Cela conduit, d’un point de vue politique et moral, à un certain conformisme quant aux lois et mœurs en place, quelles qu’ils soient. Une neutralité quant au type de gouvernement, où c’est davantage la résistance au temps qui donne la mesure de la légitimité : la réforme plutôt que la révolution. Un certain libéralisme politique fondé sur la tolérance, tant à l’égard des autres gouvernements qu’à l’égard des autres hommes. Un libéralisme qui doit garantir la liberté de penser, etc.
Pour ce qui est du libéralisme économique, Hume développait une certaine conception de la justice fondée en grande partie sur la notion de propriété, qu’il entendait âprement défendre. Dans un essai, il défendait en outre l’idée qu’une civilisation ne pouvait s’épanouir autrement que dans l’aisance matérielle, qu’il fallait donc encourager autant que l’on peut le commerce et l’enrichissement.
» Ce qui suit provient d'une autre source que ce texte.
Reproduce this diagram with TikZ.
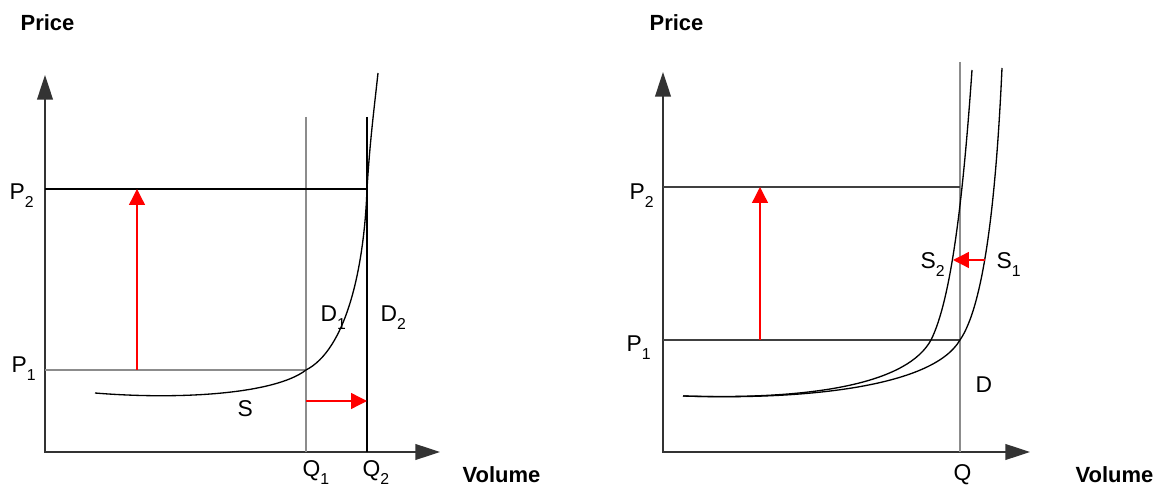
\documentclass[tikz,border=0pt]{standalone}
\usepackage{fontspec}
\setmainfont{Liberation Sans}
\usepackage{tikz}
\usetikzlibrary{arrows.meta}
\definecolor{shiftred}{rgb}{1,0,0}
\definecolor{guidegray}{gray}{0.55}
\newcommand{\lowsub}[1]{\raisebox{-4.5pt}{\fontsize{9}{10}\selectfont #1}}

\begin{document}
\begin{tikzpicture}[x=0.02cm,y=-0.02cm,line width=0.75pt,
  font=\fontsize{13}{15}\selectfont,
  axis/.style={black!80,{Triangle[length=14pt,width=9pt]}-{Triangle[length=14pt,width=9pt]}},
  shiftarrow/.style={shiftred,-{Triangle[length=9pt,width=9pt]}},
  guide/.style={guidegray},
  lbl/.style={anchor=base west,inner sep=0pt},
  axislbl/.style={lbl,font=\fontsize{12.5}{14}\selectfont\bfseries}]
  \useasboundingbox (0,0) rectangle (1160,489);

  % left panel: demand shifts right
  \coordinate (oL) at (45,452);
  \coordinate (yL) at (45,75);
  \coordinate (xL) at (440,452);
  \coordinate (d1top) at (306,117);
  \coordinate (d1bot) at (306,452);
  \coordinate (d2top) at (367,117);
  \coordinate (d2bot) at (367,452);
  \coordinate (p1L) at (45,370);
  \coordinate (e1L) at (306,370);
  \coordinate (p2L) at (45,189);
  \coordinate (e2L) at (367,189);
  \coordinate (upL0) at (137,370);
  \coordinate (upL1) at (137,189);
  \coordinate (rtL0) at (306,401);
  \coordinate (rtL1) at (367,401);

  \draw[axis] (yL) -- (oL) -- (xL);
  \draw[guide] (d1top) -- (d1bot);
  \draw (d2top) -- (d2bot);
  \draw[guide] (p1L) -- (e1L);
  \draw (p2L) -- (e2L);
  \draw (95,393) .. controls (180,400) and (275,394) .. (e1L)
    .. controls (345,350) and (364,272) .. (e2L)
    .. controls (370,140) and (374,110) .. (378,73);
  \draw[shiftarrow] (upL0) -- (upL1);
  \draw[shiftarrow] (rtL0) -- (rtL1);

  \node[axislbl] (priceL) at (20,31) {Price};
  \node[axislbl] (volL) at (462,482) {Volume};
  \node[lbl] (P2L) at (9,200) {P\lowsub{2}};
  \node[lbl] (P1L) at (11,373) {P\lowsub{1}};
  \node[lbl] (D1) at (320,322) {D\lowsub{1}};
  \node[lbl] (D2) at (380,322) {D\lowsub{2}};
  \node[lbl] (S) at (237,417) {S};
  \node[lbl] (Q1) at (302,477) {Q\lowsub{1}};
  \node[lbl] (Q2) at (362,477) {Q\lowsub{2}};

  % right panel: supply shifts left
  \coordinate (oR) at (663,452);
  \coordinate (yR) at (663,72);
  \coordinate (xR) at (1030,452);
  \coordinate (dtop) at (960,62);
  \coordinate (dbot) at (960,452);
  \coordinate (p1R) at (663,340);
  \coordinate (e1R) at (960,340);
  \coordinate (p2R) at (663,187);
  \coordinate (e2R) at (960,187);
  \coordinate (upR0) at (760,340);
  \coordinate (upR1) at (760,187);
  \coordinate (ltR0) at (985,260);
  \coordinate (ltR1) at (953,260);

  \draw[axis] (yR) -- (oR) -- (xR);
  \draw[guide] (dtop) -- (dbot);
  \draw[black!75] (p1R) -- (e1R);
  \draw[black!75] (p2R) -- (e2R);
  \draw (683,396) .. controls (800,400) and (932,388) .. (e1R)
    .. controls (984,305) and (996,200) .. (1002,68);
  \draw (683,396) .. controls (820,400) and (908,382) .. (931,340)
    .. controls (951,300) and (963,200) .. (972,70);
  \draw[shiftarrow] (upR0) -- (upR1);
  \draw[shiftarrow] (ltR0) -- (ltR1);

  \node[axislbl] (priceR) at (649,31) {Price};
  \node[axislbl] (volR) at (1075,482) {Volume};
  \node[lbl] (P2R) at (629,200) {P\lowsub{2}};
  \node[lbl] (P1R) at (626,352) {P\lowsub{1}};
  \node[lbl] (S2) at (920,269) {S\lowsub{2}};
  \node[lbl] (S1) at (996,269) {S\lowsub{1}};
  \node[lbl] (D) at (975,393) {D};
  \node[lbl] (Q) at (953,480) {Q};
\end{tikzpicture}
\end{document}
Également (mais ce n’est là qu’un vague souvenir qui mériterait d’être rafraichi), d’une manière semblable au protestantisme selon Weber, il proposera l’idée que la réussite personnelle d’un individu puisse se mesurer quant à sa richesse.
Je ne connais pas assez la lecture que Hayek avait fait de Hume pour dire si ce sont là les éléments sur lesquels il se fonde pour se le rapproprier − apparemment, si j’en crois ce que vous en dites, il tendrait plutôt à réduire son anthropologie à l’égoïsme et à l’unique poursuite de son intérêt, ce qui serait une réduction très réductrice.
En tout cas, si l’on tient à tout prix à mettre des étiquettes, je pense qu’il est indéniable, d’après ces éléments, que l’on puisse apposer celle du libéralisme sur le dos de Hume, grand ami d’Adam Smith, lequel sera son exécuteur testamentaire.
Reste après à savoir si ce libéralisme est de la même nature que celui d’Hayek, ou d’autres théoriciens : comme pour tout objet historique, il n’en existe pas une seule forme mais plusieurs.
Reste aussi à déterminer plus précisément ce que nos amis réacs (merci pour ce lien vers ce blog dont j’ignore comment j’ai fait pour ne pas le connaître plus tôt) entendent par ces deux phrases remplies de sarcasmes qui sans doute manque de résumer Hume adéquatement.